* **YOUR INSTRUCTIONS**:
Starting with the first line of the listing, quote each line exactly until and including the one with "plt.rcParams['font.family'] = ['Open", leaving pictures out.

[begin DATA SEGMENT]

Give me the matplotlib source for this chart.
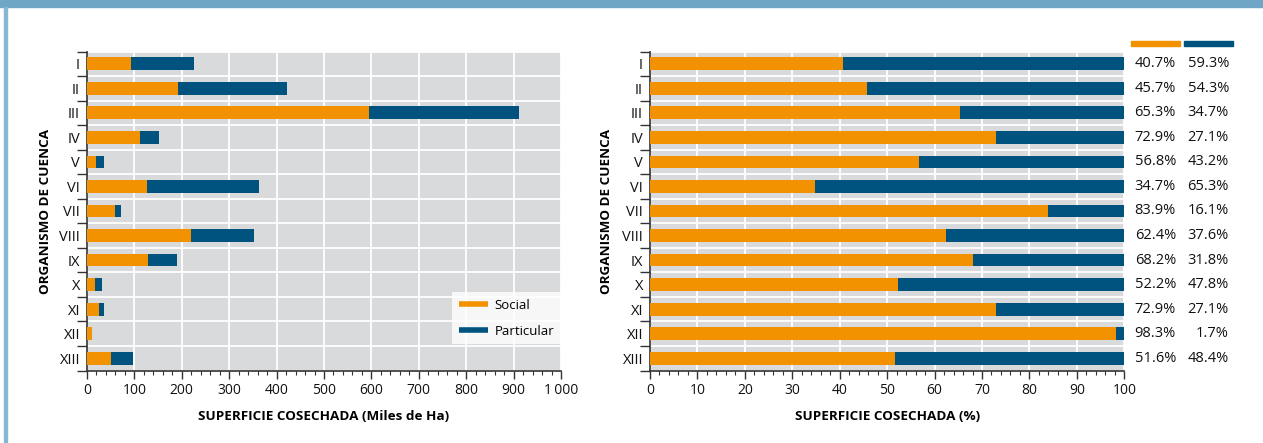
import matplotlib
matplotlib.use("Agg")
import matplotlib.pyplot as plt
import numpy as np
from matplotlib.lines import Line2D
from matplotlib.patches import Rectangle
from matplotlib.ticker import MultipleLocator, FixedLocator, FuncFormatter
from matplotlib.transforms import blended_transform_factory

plt.rcParams['font.family'] = ['Open Sans', 'DejaVu Sans']

categories = ["I", "II", "III", "IV", "V", "VI", "VII", "VIII", "IX", "X", "XI", "XII", "XIII"]
social_miles = [92.0, 192.4, 594.9, 110.8, 19.9, 125.6, 59.6, 220.3, 129.6, 16.2, 25.5, 10.8, 50.1]
particular_miles = [134.0, 228.6, 316.1, 41.2, 15.1, 236.4, 11.4, 132.7, 60.4, 14.8, 9.5, 0.2, 46.9]
social_pct = [40.7, 45.7, 65.3, 72.9, 56.8, 34.7, 83.9, 62.4, 68.2, 52.2, 72.9, 98.3, 51.6]
particular_pct = [59.3, 54.3, 34.7, 27.1, 43.2, 65.3, 16.1, 37.6, 31.8, 47.8, 27.1, 1.7, 48.4]
legend_labels = ["Social", "Particular"]
xlabel_left = "SUPERFICIE COSECHADA (Miles de Ha)"
xlabel_right = "SUPERFICIE COSECHADA (%)"
ylabel = "ORGANISMO DE CUENCA"

ORANGE = "#F39200"
BLUE = "#00527F"
BG = "#D9DADB"
DARK = "#333333"

W, H = 1263, 443
fig = plt.figure(figsize=(W / 100, H / 100), dpi=100)

# decorative frame
fig.patches.append(Rectangle((0, 1 - 7 / H), 1, 7 / H, transform=fig.transFigure,
                             color="#6FA6C5", zorder=0))
fig.patches.append(Rectangle((4 / W, 0), 3 / W, 1 - 7 / H, transform=fig.transFigure,
                             color="#86B8D5", zorder=0))

ax_bottom = 1 - 370.5 / H
ax_height = (370.5 - 51.5) / H
axL = fig.add_axes([87 / W, ax_bottom, (561 - 87) / W, ax_height])
axR = fig.add_axes([650 / W, ax_bottom, (1124.3 - 650) / W, ax_height])

y = np.arange(len(categories))
bh = 0.52


def style(ax, xmax, major, minor, fmt):
    ax.set_facecolor(BG)
    ax.set_xlim(0, xmax)
    ax.set_ylim(len(categories) - 0.5, -0.5)
    ax.xaxis.set_major_locator(MultipleLocator(major))
    ax.xaxis.set_minor_locator(MultipleLocator(minor))
    ax.xaxis.set_major_formatter(FuncFormatter(fmt))
    ax.yaxis.set_major_locator(FixedLocator(np.arange(-0.5, len(categories), 1)))
    ax.yaxis.set_major_formatter(FuncFormatter(lambda v, p: ""))
    ax.set_yticks(y, minor=True)
    ax.set_yticklabels(categories, minor=True)
    ax.tick_params(axis='y', which='major', length=7, width=1, color=DARK, direction='out')
    ax.tick_params(axis='y', which='minor', length=0, pad=5, labelsize=10.5, labelcolor="#111111")
    ax.tick_params(axis='x', which='major', length=6, width=1, color=DARK, pad=3,
                   labelsize=10, labelcolor="#111111")
    ax.tick_params(axis='x', which='minor', length=3, width=0.8, color=DARK)
    ax.grid(which='major', color='white', linewidth=1.3)
    ax.grid(which='minor', visible=False)
    ax.set_axisbelow(True)
    for s in ("top", "right"):
        ax.spines[s].set_visible(False)
    for s in ("left", "bottom"):
        ax.spines[s].set_color(DARK)
        ax.spines[s].set_linewidth(1.2)
    ax.set_ylabel(ylabel, fontsize=9.7, fontweight='bold')


def fmt_thousands(v, p):
    v = int(round(v))
    return f"{v:,}".replace(",", "\u2009") if v >= 1000 else str(v)


style(axL, 1000, 100, 20, fmt_thousands)
style(axR, 100, 10, 2, lambda v, p: str(int(round(v))))

axL.barh(y, social_miles, height=bh, color=ORANGE, zorder=3)
axL.barh(y, particular_miles, left=social_miles, height=bh, color=BLUE, zorder=3)
axR.barh(y, social_pct, height=bh, color=ORANGE, zorder=3)
axR.barh(y, particular_pct, left=social_pct, height=bh, color=BLUE, zorder=3)

axL.set_xlabel(xlabel_left, fontsize=9.7, fontweight='bold', labelpad=9)
axR.set_xlabel(xlabel_right, fontsize=9.7, fontweight='bold', labelpad=9)
axL.yaxis.set_label_coords(-0.074, 0.5)
axR.yaxis.set_label_coords(-0.078, 0.5)

handles = [Line2D([0], [0], color=ORANGE, lw=4, solid_capstyle='butt'),
           Line2D([0], [0], color=BLUE, lw=4, solid_capstyle='butt')]
leg = axL.legend(handles, legend_labels, loc='lower right', bbox_to_anchor=(1.0, 0.082),
                 borderaxespad=0, frameon=True, fancybox=False, fontsize=9.5,
                 handlelength=2.2, handletextpad=0.5, labelspacing=1.0,
                 borderpad=0.5)
leg.get_frame().set_facecolor('white')
leg.get_frame().set_edgecolor('white')
leg.get_frame().set_linewidth(0)
leg.set_zorder(5)

tr = blended_transform_factory(axR.transAxes, axR.transData)
for i in range(len(categories)):
    axR.text(1.109, y[i], f"{social_pct[i]:.1f}%", transform=tr, ha='right', va='center',
             fontsize=10.5, color="#111111", clip_on=False)
    axR.text(1.2207, y[i], f"{particular_pct[i]:.1f}%", transform=tr, ha='right', va='center',
             fontsize=10.5, color="#111111", clip_on=False)

# header swatches over the percentage columns
axR.add_patch(Rectangle((1.014, 1.018), 0.103, 0.0157, transform=axR.transAxes,
                        color=ORANGE, clip_on=False))
axR.add_patch(Rectangle((1.126, 1.018), 0.103, 0.0157, transform=axR.transAxes,
                        color=BLUE, clip_on=False))

fig.savefig("out.png", dpi=100)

[end DATA SEGMENT]

* **THE RESULT**:
Give me the matplotlib source for this chart.
import matplotlib
matplotlib.use("Agg")
import matplotlib.pyplot as plt
import numpy as np
from matplotlib.lines import Line2D
from matplotlib.patches import Rectangle
from matplotlib.ticker import MultipleLocator, FixedLocator, FuncFormatter
from matplotlib.transforms import blended_transform_factory

plt.rcParams['font.family'] = ['Open Sans', 'DejaVu Sans']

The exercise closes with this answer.